Was it enough that God split the sea to let his people escape, or that he released the waters to trap the Egyptians in their own evil? No. 

Was it enough that God sent manna from heaven? Or Quails? No.

Was it enough that God had already turned bitter water into sweet? 

Not for us humans, because it’s never enough for us. I am reminded of this beautiful anthem that the choir sings on Good Friday, the Reproaches, which are based on a passage from the Prophet Micah, but are basically God saying to his people: “what more could I have done for you?” But it is never enough for us.

In the Exodus story this morning, we find the Hebrews journeying through the desert. They have seen visible signs of God’s presence among them all along the way. All along the way, God has provided for their needs. Now they need water again. That’s only natural. You can’t blame them for being thirsty. It’s the desert and human bodies need regular fluids and nourishment. You can’t blame them for being thirsty. But these people who have seen God’s salvation over and over again, why don’t they just ask God for what they need? Why don’t the Hebrews ask God for water? But they don’t. What do they do? Well their first course of action is to go to Moses and complain. Not just complain, but complain bitterly. They are angry, they want to stone him, they blame him for all their problems. No matter how many times God has already saved these people and proven himself to them, it’s not enough. They still don’t trust him. There’s still no faith. Now it could be that these people have already forgotten what God did for them in the last chapter. Humans have notoriously short memories. But it could also be that these people don’t recognize that the God that saved them in the past is still with them. He’s right there. I think that is really the bigger issue. People just don’t recognize that the God who has saved them in the past and who is going to save them now is right there in the midst of them. They don’t recognize that God is there, so they go to Moses and complain.
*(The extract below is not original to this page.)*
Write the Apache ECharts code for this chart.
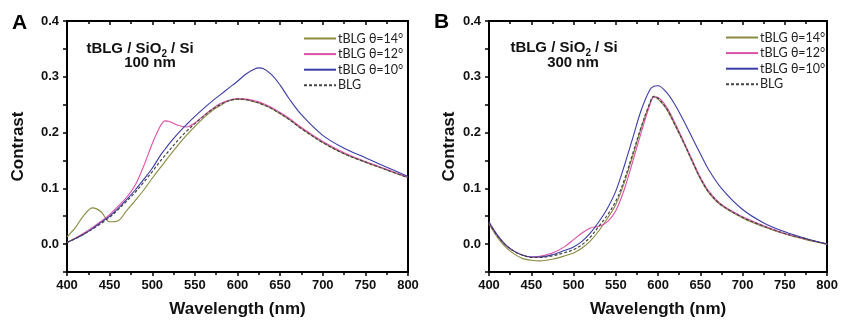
<!DOCTYPE html>
<html><head><meta charset="utf-8">
<script src="https://cdn.jsdelivr.net/npm/echarts/dist/echarts.min.js"></script>
<style>html,body{margin:0;padding:0;background:#fff}#c{width:841px;height:323px}</style>
</head><body><div id="c"></div>
<script>
// Panel A (100 nm SiO2)
const wlA = [400,410,420,430,440,450,460,470,480,490,500,510,515,520,530,540,550,560,570,580,590,600,610,620,625,630,640,650,660,675,700,725,750,775,800];
const a14 = [0.013,0.030,0.052,0.065,0.058,0.040,0.042,0.060,0.078,0.097,0.118,0.138,0.148,0.158,0.177,0.195,0.211,0.226,0.239,0.249,0.257,0.260,0.259,0.255,0.253,0.250,0.243,0.234,0.224,0.207,0.182,0.162,0.147,0.133,0.119];
const a12 = [0.003,0.011,0.020,0.030,0.041,0.053,0.068,0.084,0.106,0.140,0.180,0.213,0.221,0.220,0.213,0.210,0.217,0.230,0.242,0.252,0.258,0.261,0.260,0.257,0.255,0.252,0.245,0.236,0.226,0.209,0.184,0.164,0.148,0.134,0.120];
const a10 = [0.003,0.010,0.018,0.028,0.039,0.050,0.064,0.080,0.097,0.116,0.136,0.160,0.170,0.180,0.198,0.214,0.229,0.243,0.256,0.268,0.280,0.292,0.305,0.314,0.316,0.315,0.304,0.285,0.262,0.232,0.195,0.172,0.155,0.138,0.121];
const aBLG = [0.003,0.010,0.018,0.027,0.037,0.048,0.062,0.077,0.093,0.111,0.130,0.150,0.159,0.168,0.186,0.202,0.216,0.229,0.241,0.250,0.257,0.260,0.259,0.255,0.253,0.250,0.243,0.234,0.224,0.207,0.182,0.162,0.147,0.133,0.119];
// Panel B (300 nm SiO2)
const wlB = [400,410,420,430,440,450,460,475,490,500,510,520,530,540,550,560,570,580,590,595,600,610,620,630,640,650,660,675,700,725,750,775,800];
const b14 = [0.036,0.012,-0.006,-0.018,-0.026,-0.029,-0.030,-0.027,-0.021,-0.016,-0.007,0.006,0.024,0.046,0.071,0.110,0.158,0.208,0.251,0.264,0.260,0.242,0.213,0.182,0.149,0.117,0.092,0.069,0.047,0.031,0.018,0.008,0.000];
const b12 = [0.038,0.015,-0.002,-0.013,-0.020,-0.023,-0.022,-0.016,-0.004,0.008,0.020,0.029,0.032,0.040,0.060,0.098,0.148,0.200,0.248,0.264,0.263,0.246,0.217,0.185,0.152,0.120,0.095,0.071,0.049,0.033,0.019,0.009,0.000];
const b10 = [0.040,0.016,-0.002,-0.013,-0.020,-0.023,-0.023,-0.019,-0.011,-0.005,0.005,0.020,0.040,0.064,0.095,0.140,0.190,0.240,0.276,0.283,0.284,0.272,0.250,0.222,0.192,0.162,0.133,0.100,0.062,0.038,0.022,0.010,0.000];
const bBLG = [0.038,0.015,-0.002,-0.013,-0.020,-0.024,-0.024,-0.021,-0.015,-0.010,-0.001,0.013,0.032,0.052,0.077,0.115,0.162,0.210,0.252,0.265,0.261,0.243,0.214,0.183,0.150,0.118,0.093,0.070,0.048,0.032,0.019,0.009,0.000];

const names = ['tBLG θ=14°','tBLG θ=12°','tBLG θ=10°','BLG'];
const colors = ['#8a8a40','#dd4fa8','#3c3ca8','#444444'];
const xMin = 400, xMax = 800, xStep = 50;
const yMin = -0.05, yMax = 0.4, yStep = 0.05;

const chart = echarts.init(document.getElementById('c'));
const lblFont = {fontFamily:'Liberation Sans', fontWeight:'bold', fontSize:13, color:'#111'};
function xAxes(grid){
  return [{
    gridIndex:grid, type:'value', min:xMin, max:xMax, interval:xStep, position:'bottom',
    name:'Wavelength (nm)', nameLocation:'middle', nameGap:29,
    nameTextStyle:{fontFamily:'Liberation Sans', fontWeight:'bold', fontSize:17, color:'#111'},
    axisLine:{onZero:false, lineStyle:{color:'#000', width:2}}, splitLine:{show:false},
    axisTick:{inside:false, length:4, lineStyle:{color:'#000', width:1.5}},
    minorTick:{show:true, splitNumber:2, length:3, lineStyle:{color:'#000', width:1.5}},
    axisLabel:Object.assign({margin:7}, lblFont)
  },{
    gridIndex:grid, type:'value', min:xMin, max:xMax, interval:xStep, position:'top',
    axisLine:{onZero:false, lineStyle:{color:'#000', width:2}}, splitLine:{show:false},
    axisTick:{inside:true, length:4, lineStyle:{color:'#000', width:1.5}},
    minorTick:{show:true, splitNumber:2, length:3, lineStyle:{color:'#000', width:1.5}},
    axisLabel:{show:false}
  }];
}
function yAxes(grid, gap){
  return [{
    gridIndex:grid, type:'value', min:yMin, max:yMax, interval:yStep, position:'left',
    name:'Contrast', nameLocation:'middle', nameGap:gap,
    nameTextStyle:{fontFamily:'Liberation Sans', fontWeight:'bold', fontSize:17, color:'#111'},
    axisLine:{onZero:false, lineStyle:{color:'#000', width:2}}, splitLine:{show:false},
    axisTick:{inside:false, length:4, lineStyle:{color:'#000', width:1.5}},
    axisLabel:Object.assign({margin:8, formatter:function(v){
      const k = Math.round(v*100);
      return (k % 10 === 0) ? (k/100).toFixed(1) : '';
    }}, lblFont)
  },{
    gridIndex:grid, type:'value', min:yMin, max:yMax, interval:yStep, position:'right',
    axisLine:{onZero:false, lineStyle:{color:'#000', width:2}}, splitLine:{show:false},
    axisTick:{show:false}, axisLabel:{show:false}
  }];
}
function mk(name, idx, wl, vals, grid){
  return {
    name:name, type:'line', xAxisIndex:grid*2, yAxisIndex:grid*2,
    data: wl.map((w,i)=>[w, vals[i]]), smooth:0.35, symbol:'none', showSymbol:false,
    lineStyle:{color:colors[idx], width: idx===3 ? 1.2 : 1.1, type: idx===3 ? [3,2] : 'solid'},
    itemStyle:{color:colors[idx]}, z: idx===3 ? 5 : 3
  };
}
const legendCommon = {
  orient:'vertical', itemWidth:32, itemHeight:10, itemGap:2.6, padding:0, selectedMode:false,
  itemStyle:{opacity:0},
  textStyle:{fontFamily:'Lato', fontSize:12.5, lineHeight:13, color:'#222', padding:[0,0,0,-3]},
  data: names
};
const option = {
  animation:false,
  grid:[{left:67, top:21, width:341, height:253},{left:489, top:21, width:341, height:253}],
  xAxis: xAxes(0).concat(xAxes(1)),
  yAxis: yAxes(0, 40).concat(yAxes(1, 31)),
  legend:[
    Object.assign({left:303, top:32}, legendCommon),
    Object.assign({left:725, top:31}, legendCommon)
  ],
  series:[
    mk(names[0],0,wlA,a14,0), mk(names[1],1,wlA,a12,0), mk(names[2],2,wlA,a10,0), mk(names[3],3,wlA,aBLG,0),
    mk(names[0],0,wlB,b14,1), mk(names[1],1,wlB,b12,1), mk(names[2],2,wlB,b10,1), mk(names[3],3,wlB,bBLG,1)
  ],
  graphic:[
    {type:'text', left:12, top:13, style:{text:'A', font:'bold 21px "Liberation Sans"', fill:'#000'}},
    {type:'text', left:434, top:12, style:{text:'B', font:'bold 21px "Liberation Sans"', fill:'#000'}},
    {type:'text', x:140, y:47, style:{text:'{b|tBLG / SiO}{s|2}{b| / Si}', align:'center', verticalAlign:'middle',
      rich:{b:{font:'bold 15px "Liberation Sans"', fill:'#111', lineHeight:18, verticalAlign:'bottom'}, s:{font:'bold 10px "Liberation Sans"', fill:'#111', lineHeight:18, verticalAlign:'bottom', padding:[0,0,-3,0]}}}},
    {type:'text', x:150, y:63, style:{text:'100 nm', align:'center', verticalAlign:'middle', font:'bold 15px "Liberation Sans"', fill:'#111'}},
    {type:'text', x:564, y:46, style:{text:'{b|tBLG / SiO}{s|2}{b| / Si}', align:'center', verticalAlign:'middle',
      rich:{b:{font:'bold 15px "Liberation Sans"', fill:'#111', lineHeight:18, verticalAlign:'bottom'}, s:{font:'bold 10px "Liberation Sans"', fill:'#111', lineHeight:18, verticalAlign:'bottom', padding:[0,0,-3,0]}}}},
    {type:'text', x:573, y:63, style:{text:'300 nm', align:'center', verticalAlign:'middle', font:'bold 15px "Liberation Sans"', fill:'#111'}}
  ]
};
chart.setOption(option);
</script></body></html>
But what does God tell Moses to do? God doesn’t just say “give them some water.” God gives Moses very specific instructions. God tells Moses to take the staff that he used to perform his first miracle; the stadf that he used to turn the Nile into blood, the first plague to strike Egypt; the first sign of God’s concern for his people; that, incidentally, was the same staff that Moses held over the sea to make it split in two; this staff that has been in Moses’s hand throughout this journey to freedom. God tells Moses to take that potent symbol of his power and his presence and to use that to strike the rock and make water come forth. And God tells Moses that I will be standing there, right in front of you on the rock. But the people don’t see God, they can only see the symbol of his presence, the staff, and even then some manage only to see the water. Enough to quench their thirst for now, but not for long. And the place is given a name that means “is the Lord among us or not?” Fitting, because most of the people there can only see the water, and not the true source of it. It was that inability to see the presence of the Lord that led to all that quarrelling and anguish. That was what made people question if there would be enough. It’s an ongoing problem for us humans. If we don’t recognize God’s presence among us; if we can’t see that the God who saved us in the past is here with us now, then nothing else we chase after or long for will ever be enough. 
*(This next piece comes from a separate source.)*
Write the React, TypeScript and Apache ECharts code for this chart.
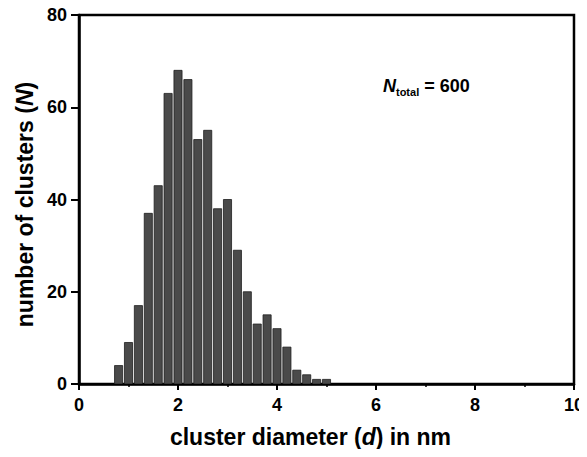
import React, { useEffect, useRef } from "react";
import * as echarts from "echarts";

// Bin centres (nm) and counts
const diameters = [0.8, 1.0, 1.2, 1.4, 1.6, 1.8, 2.0, 2.2, 2.4, 2.6, 2.8, 3.0, 3.2, 3.4, 3.6, 3.8, 4.0, 4.2, 4.4, 4.6, 4.8, 5.0];
const counts = [4, 9, 17, 37, 43, 63, 68, 66, 53, 55, 38, 40, 29, 20, 13, 15, 12, 8, 3, 2, 1, 1];
const xTicks = [0, 2, 4, 6, 8, 10];
const yTicks = [0, 20, 40, 60, 80];
const totalLabel = "600";

const FONT = '"Liberation Sans", Arial, Helvetica, sans-serif';
const HALF_BAR = 0.082;

export default function App() {
  const ref = useRef<HTMLDivElement>(null);
  useEffect(() => {
    if (!ref.current) return;
    const chart = echarts.init(ref.current, undefined, { renderer: "svg" });
    const data = diameters.map((d, i) => [d, counts[i]]);
    chart.setOption({
      animation: false,
      backgroundColor: "#fff",
      grid: {
        left: 79,
        right: 9,
        top: 15,
        bottom: 73,
        show: true,
        borderColor: "#000",
        borderWidth: 2.5,
        backgroundColor: "transparent",
      },
      xAxis: {
        type: "value",
        min: xTicks[0],
        max: xTicks[xTicks.length - 1],
        interval: 2,
        name: "{a|cluster diameter (}{b|d}{a|) in nm}",
        nameLocation: "middle",
        nameGap: 41,
        nameTextStyle: {
          padding: [0, 32, 0, 0],
          rich: {
            a: { fontFamily: FONT, fontWeight: "bold", fontSize: 23, color: "#000" },
            b: { fontFamily: FONT, fontWeight: "bold", fontStyle: "italic", fontSize: 23, color: "#000" },
          },
        },
        axisLine: { show: true, lineStyle: { color: "#000", width: 2.5 } },
        axisTick: { show: true, inside: false, length: 6, lineStyle: { color: "#000", width: 2 } },
        minorTick: { show: true, splitNumber: 2, length: 3, lineStyle: { color: "#000", width: 1.5 } },
        axisLabel: { margin: 12, fontFamily: FONT, fontWeight: "bold", fontSize: 18, color: "#000" },
        splitLine: { show: false },
      },
      yAxis: {
        type: "value",
        min: yTicks[0],
        max: yTicks[yTicks.length - 1],
        interval: 20,
        name: "{a|number of clusters (}{b|N}{a|)}",
        nameLocation: "middle",
        nameGap: 36,
        nameRotate: 90,
        nameTextStyle: {
          padding: [0, 10, 0, 0],
          rich: {
            a: { fontFamily: FONT, fontWeight: "bold", fontSize: 23, color: "#000" },
            b: { fontFamily: FONT, fontWeight: "bold", fontStyle: "italic", fontSize: 23, color: "#000" },
          },
        },
        axisLine: { show: true, lineStyle: { color: "#000", width: 2.5 } },
        axisTick: { show: true, inside: false, length: 8, lineStyle: { color: "#000", width: 2 } },
        axisLabel: { margin: 12, fontFamily: FONT, fontWeight: "bold", fontSize: 18, color: "#000" },
        splitLine: { show: false },
      },
      graphic: [
        {
          type: "text",
          left: 383,
          top: 77,
          style: {
            text: "{n|N}{s|total}{t| = " + totalLabel + "}",
            rich: {
              n: { fontFamily: FONT, fontWeight: "bold", fontStyle: "italic", fontSize: 18, lineHeight: 22, color: "#000" },
              s: { fontFamily: FONT, fontWeight: "bold", fontSize: 11, verticalAlign: "bottom", color: "#000" },
              t: { fontFamily: FONT, fontWeight: "bold", fontSize: 18, lineHeight: 22, color: "#000" },
            },
          },
        },
      ],
      series: [
        {
          type: "custom",
          data,
          clip: true,
          renderItem: (params: any, api: any) => {
            const x = api.value(0);
            const y = api.value(1);
            const p1 = api.coord([x - HALF_BAR, y]);
            const p0 = api.coord([x + HALF_BAR, 0]);
            return {
              type: "rect",
              shape: { x: p1[0], y: p1[1], width: p0[0] - p1[0], height: p0[1] - p1[1] },
              style: { fill: "#4a4a4a", stroke: "#1e1e1e", lineWidth: 0.8 },
            };
          },
        },
      ],
    });
    return () => chart.dispose();
  }, []);
  return <div ref={ref} style={{ width: 587, height: 457, margin: -8 }} />;
}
This water that the Hebrews miraculously drank from the rock. It wasn’t enough actually. Moses will have to go through this whole scenario again. If you think that the Bible repeats itself, it is because human history repeats itself. God saves us and we forget. God provides for us, and we forget. We forget that God is present among us. We forget that we can ask God for what we need. We forget God and we panic and quarrel. We forget God and chase after other things, but the other things are never enough. The problem isn’t with these Hebrews in the desert; the problem is with humanity. Throughout time.

On one of his journeys, Jesus met a woman at a well. She wasn’t Jewish, she was a Samaritan. Samaritans are related to Jews, but let’s just say it’s complicated. She has come to fill her water jars, but they won’t be enough. She will have to come back again and again and again. Of course, we also know that water isn’t the only thing this lady has been chasing after but never quite getting enough of, she has had five husbands and is on candidate number six right now. And don’t you folks go shaming her because you’re secretly jealous either! We don’t know much about her back story; maybe the men in her life couldn’t get enough either. Jesus knows your secrets too, just like he knew hers. And he offers you the same thing: grace and life, refreshment, rebirth, that is more than enough. We need it, just like those villagers in the story needed it. There is in each and every one of us a voice of discontent that never wants us to be satisfied with what we have; that is always driving us to that next thing which never quite seems to be enough. We are a hungry and thirsty people and until we learn to look to God, to recognize God’s presence among us and to ask God to supply and satisfy our needs, nothing else we chase after will ever be enough.